2. Snow Polo World Cup — St. Moritz, Switzerland (January)
The frozen lake. The Alps in January. Horses at full gallop on snow and ice. St. Moritz snow polo is visually the most extraordinary polo event in the world — nothing else in sport quite matches the sight of Thoroughbred horses moving at speed across a frozen Alpine lake at 1,800 metres altitude.
**What makes it unmissable**: The combination with world-class skiing in one of Europe's greatest winter destinations.
3. Shandur Polo Festival — Shandur Pass, Pakistan (July)
At 3,700 metres above sea level, Shandur Pass is the highest polo ground on earth.
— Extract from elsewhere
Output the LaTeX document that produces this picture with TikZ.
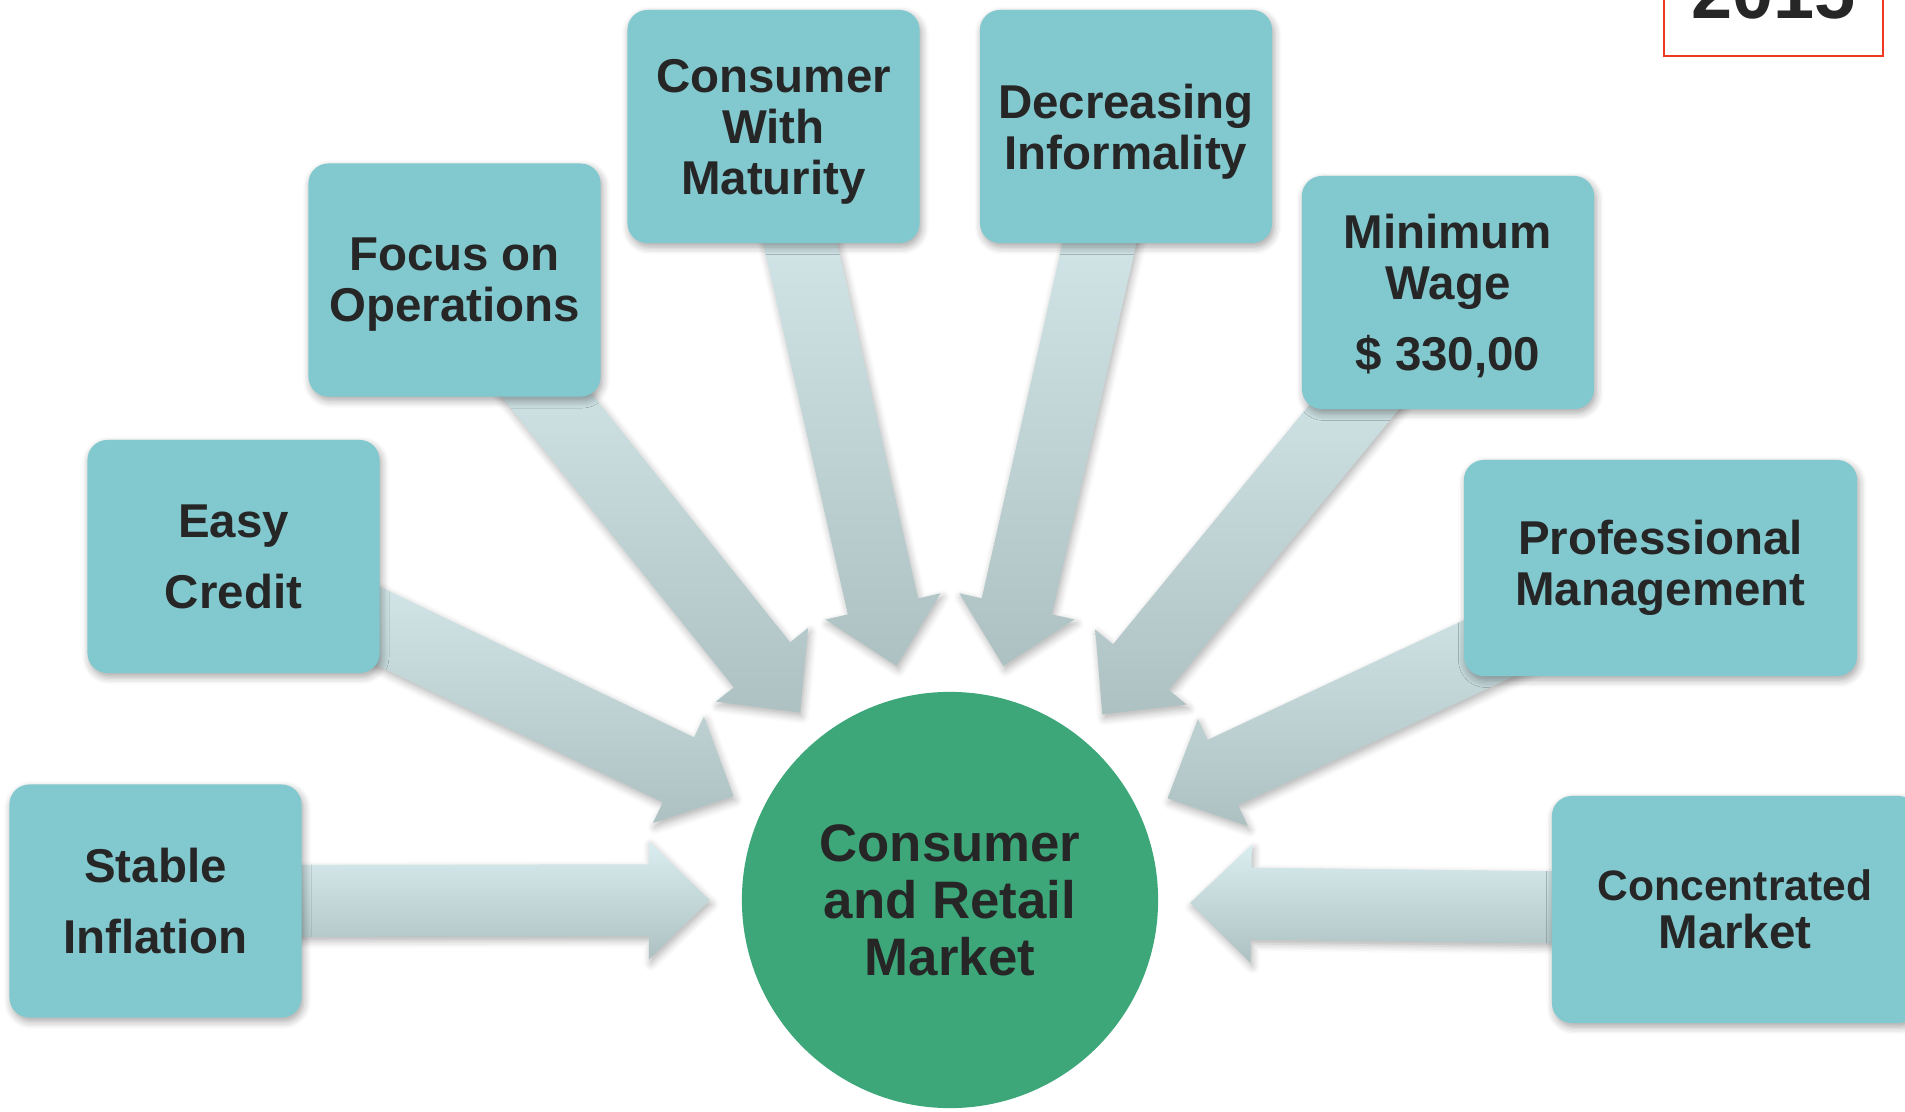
\documentclass[tikz,border=0pt]{standalone}
\usepackage{fontspec}
\setmainfont{Liberation Sans}
\usetikzlibrary{calc,backgrounds,shadows.blur}

\definecolor{boxteal}{HTML}{82C9CF}
\definecolor{hubgreen}{HTML}{3DA77A}
\definecolor{inktext}{HTML}{262626}
\definecolor{arrowtop}{HTML}{DAEDF0}
\definecolor{arrowbot}{HTML}{ADC1C2}
\definecolor{yearred}{HTML}{F0391E}

\tikzset{
	factor/.style={rectangle, rounded corners=0.2cm, fill=boxteal, text=inktext, align=center,
		font=\bfseries\fontsize{13.5}{14.5}\selectfont, minimum width=2.92cm, minimum height=2.33cm,
		blur shadow={shadow xshift=0.02cm, shadow yshift=-0.04cm, shadow blur steps=6, shadow opacity=35}},
	hub/.style={circle, fill=hubgreen, text=inktext, align=center, minimum size=4.16cm,
		font=\bfseries\fontsize{15}{16.2}\selectfont},
	feed/.style={top color=arrowtop, bottom color=arrowbot,
		blur shadow={shadow xshift=0.02cm, shadow yshift=-0.04cm, shadow blur steps=5, shadow opacity=30}},
	yearbox/.style={rectangle, draw=yearred, line width=0.6pt, text=inktext, minimum width=2.19cm,
		minimum height=1.25cm, font=\bfseries\fontsize{21}{22}\selectfont}
}

% block arrow from a factor box towards the hub
\newcommand{\feedarrow}[2]{%
	\coordinate (tip) at ($(#2.center)!2.4cm!(#1.center)$);
	\coordinate (neck) at ($(tip)!0.61cm!(#1.center)$);
	\path[feed] ($(#1.center)!0.36cm!-90:(#2.center)$) -- ($(neck)!0.36cm!90:(#1.center)$)
		-- ($(neck)!0.59cm!90:(#1.center)$) -- (tip) -- ($(neck)!0.59cm!-90:(#1.center)$)
		-- ($(neck)!0.36cm!-90:(#1.center)$) -- ($(#1.center)!0.36cm!90:(#2.center)$) -- cycle;
}

\begin{document}
\begin{tikzpicture}[x=0.01cm, y=-0.01cm]
	\useasboundingbox (0,0) rectangle (1905,1112);

	\node[hub] (market) at (950,900) {Consumer\\and Retail\\Market};

	\node[factor] (inflation) at (155.5,901) {Stable\\[0.2cm]Inflation};
	\node[factor] (credit) at (233.5,556.5) {Easy\\[0.2cm]Credit};
	\node[factor, text depth=0pt] (operations) at (454.5,280) {Focus on\\Operations};
	\node[factor, text depth=0pt] (maturity) at (773.5,126.5) {Consumer\\With\\Maturity};
	\node[factor, text depth=0pt] (informality) at (1126,126.5) {Decreasing\\Informality};
	\node[factor, text depth=0pt] (wage) at (1448,292.5) {Minimum\\Wage\\[0.2cm]\$ 330,00};
	\node[factor, minimum width=3.93cm, minimum height=2.16cm] (management) at (1660.5,568) {Professional\\Management};
	\node[factor, minimum width=3.66cm, minimum height=2.27cm, font=\bfseries\fontsize{13.5}{13.7}\selectfont]
		(concentrated) at (1735,909.5) {{\fontsize{12.1}{13.7}\selectfont Concentrated}\\Market};

	\node[yearbox] (year) at (1773.5,-6.5) {2015};

	\begin{scope}[on background layer]
		\foreach \src in {inflation,credit,operations,maturity,informality,wage,management,concentrated}
			\feedarrow{\src}{market};
	\end{scope}
\end{tikzpicture}
\end{document}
The tournament — between traditional teams from Gilgit and Chitral — has been played since 1936. This is polo at its most ancient and elemental: played with freestyle rules that predate formal codification, on a ground with the Hindu Kush as a backdrop, watched by thousands of spectators who have trekked to reach it.
**What makes it unmissable**: There is nothing else like this in any sport. The combination of altitude, landscape, traditional culture, and sporting passion is genuinely breathtaking.
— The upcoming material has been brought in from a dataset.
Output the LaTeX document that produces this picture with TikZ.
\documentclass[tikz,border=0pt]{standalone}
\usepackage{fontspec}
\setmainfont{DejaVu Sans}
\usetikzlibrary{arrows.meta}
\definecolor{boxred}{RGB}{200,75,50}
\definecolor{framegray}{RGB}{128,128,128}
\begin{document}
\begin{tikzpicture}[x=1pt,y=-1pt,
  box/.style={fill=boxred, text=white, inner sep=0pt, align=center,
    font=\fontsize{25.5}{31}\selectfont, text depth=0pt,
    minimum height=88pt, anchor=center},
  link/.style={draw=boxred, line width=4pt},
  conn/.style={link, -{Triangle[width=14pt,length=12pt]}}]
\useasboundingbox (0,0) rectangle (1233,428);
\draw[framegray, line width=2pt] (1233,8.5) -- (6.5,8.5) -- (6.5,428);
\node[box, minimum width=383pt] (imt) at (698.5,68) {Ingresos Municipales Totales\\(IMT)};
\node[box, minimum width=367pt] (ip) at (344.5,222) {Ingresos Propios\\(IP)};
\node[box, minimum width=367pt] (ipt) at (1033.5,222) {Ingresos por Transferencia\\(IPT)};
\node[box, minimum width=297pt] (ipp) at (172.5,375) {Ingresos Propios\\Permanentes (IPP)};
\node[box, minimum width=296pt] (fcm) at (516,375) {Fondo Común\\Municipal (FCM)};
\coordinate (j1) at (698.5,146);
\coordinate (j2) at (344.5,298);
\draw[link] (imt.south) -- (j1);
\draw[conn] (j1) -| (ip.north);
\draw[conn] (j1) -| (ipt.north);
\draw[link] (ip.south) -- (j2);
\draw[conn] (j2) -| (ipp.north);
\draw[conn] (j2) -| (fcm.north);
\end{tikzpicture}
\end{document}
4. Veuve Clicquot Gold Cup — Cowdray Park, England (July–August)
English polo at its most beautiful, in the most theatrical setting in European polo. The Gold Cup final on an August afternoon at Cowdray — ruined castle, green Sussex hills, immaculate turf, the world's best players — captures something essential about English summer sport.
**What makes it unmissable**: The combination of world-class polo, extraordinary English countryside, and the social culture of summer England.
5. Royal Windsor Polo — Windsor, UK (May)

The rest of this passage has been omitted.